JH: The book I’m currently working on is a nonfiction book, and it’s a book that’s for a long time now felt really important and necessary for me to write. It’s a book called “Irreplaceable.” It will essentially look at those places alongside those wild species that we’re increasingly loosing, primarily to development in one way or another. And these are often extremely sustaining places both for ourselves as humans but also for wild species. The book is set throughout the world, everywhere from England, to the former Yugoslav Republic of Macedonia, to Greece, and there will be a chapter devoted to the prairies of the United States, the Midwest. But what I want the book to do is tell the stories of these places. They vary in size from extraordinarily large marshy estuaries that are often protected under law, to small urban allotments and gardens which have been around for hundreds and hundreds of years and which are being sold off and have parking lots built over them.

It will look at ancient woodlands and it will look at sets of hills that are threatened with development.
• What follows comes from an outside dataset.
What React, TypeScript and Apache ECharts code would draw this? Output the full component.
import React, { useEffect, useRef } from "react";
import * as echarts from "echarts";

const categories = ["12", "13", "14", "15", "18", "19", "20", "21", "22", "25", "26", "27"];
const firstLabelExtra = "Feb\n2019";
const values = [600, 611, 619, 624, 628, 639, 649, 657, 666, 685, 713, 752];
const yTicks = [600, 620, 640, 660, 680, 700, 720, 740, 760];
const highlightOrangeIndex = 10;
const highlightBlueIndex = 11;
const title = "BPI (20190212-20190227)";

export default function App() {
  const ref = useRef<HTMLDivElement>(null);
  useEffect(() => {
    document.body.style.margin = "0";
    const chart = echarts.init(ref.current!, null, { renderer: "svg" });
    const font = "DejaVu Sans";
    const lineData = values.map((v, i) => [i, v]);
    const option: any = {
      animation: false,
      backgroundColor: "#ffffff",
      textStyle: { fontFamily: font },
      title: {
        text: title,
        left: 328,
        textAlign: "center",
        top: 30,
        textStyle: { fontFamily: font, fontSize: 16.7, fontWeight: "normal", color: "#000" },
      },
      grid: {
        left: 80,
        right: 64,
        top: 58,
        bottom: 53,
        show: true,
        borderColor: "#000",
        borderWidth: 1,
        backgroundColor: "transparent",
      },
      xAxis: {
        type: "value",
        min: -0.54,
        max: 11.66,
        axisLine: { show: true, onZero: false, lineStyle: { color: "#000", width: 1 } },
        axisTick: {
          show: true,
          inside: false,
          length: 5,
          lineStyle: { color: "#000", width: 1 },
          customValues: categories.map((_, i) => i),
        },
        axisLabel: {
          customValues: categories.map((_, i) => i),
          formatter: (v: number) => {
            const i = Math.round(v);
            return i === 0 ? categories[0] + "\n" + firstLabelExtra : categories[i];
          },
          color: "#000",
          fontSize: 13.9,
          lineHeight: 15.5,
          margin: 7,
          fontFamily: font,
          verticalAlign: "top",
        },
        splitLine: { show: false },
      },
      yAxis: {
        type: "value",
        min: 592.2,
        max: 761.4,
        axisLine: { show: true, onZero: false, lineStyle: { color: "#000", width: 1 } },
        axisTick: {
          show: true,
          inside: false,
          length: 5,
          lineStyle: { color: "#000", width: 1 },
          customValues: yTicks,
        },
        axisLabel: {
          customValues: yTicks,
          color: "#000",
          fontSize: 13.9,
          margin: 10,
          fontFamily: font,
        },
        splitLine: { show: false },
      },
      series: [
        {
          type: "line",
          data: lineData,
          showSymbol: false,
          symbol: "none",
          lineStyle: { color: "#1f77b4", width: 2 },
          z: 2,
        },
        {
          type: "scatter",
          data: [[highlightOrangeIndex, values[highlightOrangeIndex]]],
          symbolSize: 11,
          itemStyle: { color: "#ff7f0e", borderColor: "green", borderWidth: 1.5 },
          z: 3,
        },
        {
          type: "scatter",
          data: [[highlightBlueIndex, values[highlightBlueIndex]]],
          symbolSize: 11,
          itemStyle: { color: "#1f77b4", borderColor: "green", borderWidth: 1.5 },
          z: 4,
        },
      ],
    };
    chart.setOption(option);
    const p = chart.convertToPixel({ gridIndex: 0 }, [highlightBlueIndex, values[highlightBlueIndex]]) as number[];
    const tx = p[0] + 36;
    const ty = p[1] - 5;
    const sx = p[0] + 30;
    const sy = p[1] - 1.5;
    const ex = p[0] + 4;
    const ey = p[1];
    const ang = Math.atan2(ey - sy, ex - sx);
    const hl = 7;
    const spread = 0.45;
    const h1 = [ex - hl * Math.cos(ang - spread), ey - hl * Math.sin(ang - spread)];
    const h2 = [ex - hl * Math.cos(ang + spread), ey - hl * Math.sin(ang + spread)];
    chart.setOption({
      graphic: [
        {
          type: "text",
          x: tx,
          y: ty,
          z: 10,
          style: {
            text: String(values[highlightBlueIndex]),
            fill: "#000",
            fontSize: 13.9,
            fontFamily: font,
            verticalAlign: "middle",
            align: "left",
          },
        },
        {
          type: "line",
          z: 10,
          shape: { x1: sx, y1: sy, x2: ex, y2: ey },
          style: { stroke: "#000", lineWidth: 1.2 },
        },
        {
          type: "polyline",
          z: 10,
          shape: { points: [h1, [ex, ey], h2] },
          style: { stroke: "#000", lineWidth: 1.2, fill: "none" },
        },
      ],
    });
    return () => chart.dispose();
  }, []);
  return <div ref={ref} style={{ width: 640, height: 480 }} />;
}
What I really want to do is tell the story of these remarkable places, often quite unsung places, through the voices of those who are out there trying to protect and preserve them each and every day. And these are the people who live in their midst and they come from a whole host of backgrounds. I’ve met teachers and soldiers and firemen and truckers. So the stories are going to be told through these voices. And I don’t want the book to be an elegy of loss, despite it being centered on loss in many ways. I really wish it to be a book of resistance, because those ultimately are the stories I’ve been uncovering. And it’s a book of love, because it’s about the deep and abiding connections between people and place that are so essential in our lives, and the connections between people and the wild denizens we share this world with. So it will bring all those things together, hopefully, in a book that celebrates place and our connections to it.

Flyway: Hemmingway had to sharpen twenty pencils before sitting down to write, and Virginia Woolf could only write while standing up. Do you have any writing rituals?

JH: No, there isn’t actually. I’ve never really found one specific ritual. I might go through phases with certain rituals. But the only thing—and it’s not really a ritual—but the only thing that I love to see each day at my desk at the moment, which kind of gets me going in a nice way, is that just beyond our house is an abandoned home across a little field, and for the last year or so, in the eaves beneath the roof, a European Little Owl has been roosting there during the day. The little owl is the symbol of the goddess Athena in ancient Greece. And the little owl in fact still appears on the one Euro coin we have in Greece. So it’s just one of those nice symbols. And what’s funny about it is that the little owl goes away sometimes for days and sometimes weeks, and I feel like I’ve lost it. But up until now it has always returned. It’ll come back for a few days and then go off. And I have no idea where its other roost or roosts are. But it’s always wonderful to look out my window of a morning and see it there. And it closes its eyes and sleeps during the sunlit days. As the sun passes over the hills just to the west of us the sunlight glows all over its feathers, and then come dusk its eyes begin to open and it begins to stir, and as I turn out the light in our room it will make its way into the world and begin its day.